06/04/2013 05:05 EDT | Updated 08/04/2013 05:12 EDT

Conservative Leadership Rules: Struggle Among Ranks Pits East Against West

OTTAWA - A chronic struggle within Conservative ranks over leadership rules has resurfaced in advance of the party convention later this month, pitting east against west and Red Tories versus Canadian Alliance stalwarts.

Two resolutions up for debate in Calgary would fundamentally alter the way leaders are chosen, and theoretically favour future contestants from Western Canada.

One resolution, from an unidentified riding, would give each party member a vote in a leadership race. A similar resolution was defeated at the last convention in 2011 after a sometimes passionate debate on the floor.

"Democracy is best served when members serve the leader and when leadership candidates seek support from and serve the membership," reads the resolution.

Another similar resolution would give more weight to larger riding associations in a leadership vote.

When the Canadian Alliance and Progressive Conservative parties merged in 2003, a central part of the agreement was that each riding association would be given an equal say in a leadership vote.

The idea was that the riding associations in Western Canada with thousands of members would not be able to swamp the smaller ridings in areas such as Quebec and Atlantic Canada. The issue has been characterized as a deal breaker by some well acquainted with the merger.

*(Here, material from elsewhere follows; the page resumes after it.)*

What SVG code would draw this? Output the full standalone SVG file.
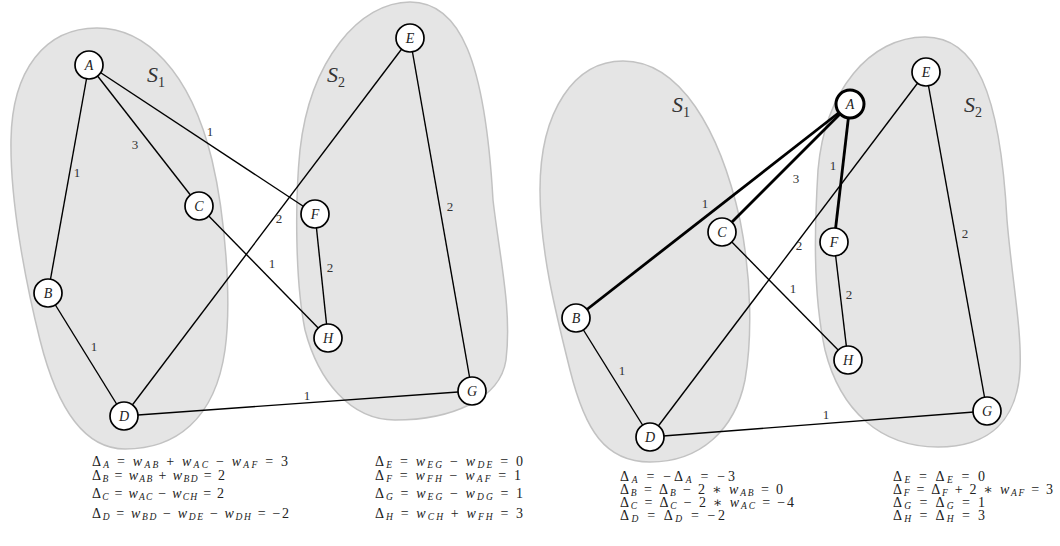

"If it's a clear win for the one-person, one-vote, I think it does have the potential sadly to have been constructively divisive," Conservative Sen. Hugh Segal said in an interview.

"It indicates that some ridings that happen to have a large membership because of where they are and how they are located will always be able to push around ridings where we have a smaller membership."

Quebec and Atlantic MPs and former red Tories such as Segal and Defence Minister Peter MacKay are strongly opposed to changing the concept of equal ridings, and helped to soundly defeat the same sorts of motions in 2011.

Calgary-based Immigration Minister Jason Kenney, Foreign Affairs Minister John Baird and Ontario MP Scott Reid — who was directly involved in the party merger — have been associated with the one-member, one-vote side of the debate.

Kenney, Baird and MacKay's names have all been raised over the years as potential successors to Prime Minister Stephen Harper.

With the convention in Calgary this year, Segal says there's a potential for the vote to go the other way.

"There's no question that those who are for the one-person, one-vote will have an advantage in Calgary," Segal said.

Segal says the system for selecting a leader should mirror the way ridings are represented equally in the House of Commons, regardless of their population size.

"Any distortion that gets in the way of that equality will be ultimately problematic for the party," he said.

"My experience in Conservative party politics over the years tells me that one should never underestimate the ability of our own membership to make profound mistakes."

Reid and Kenney did not immediately respond to a request for comment when The Canadian Press contacted them Tuesday afternoon.

Longtime party activist and adviser Yaroslav Baran says there are legitimate points of view on both sides, but he predicts the status quo will win out.

"It won out the last time, and I would suspect that the longer our party has been in government and making policy decisions based on issues such as national unity and pan-Canadian solutions, it might have allowed some former proponents of change to approach these kind of motions in a more holistic or pan-Canadian manner."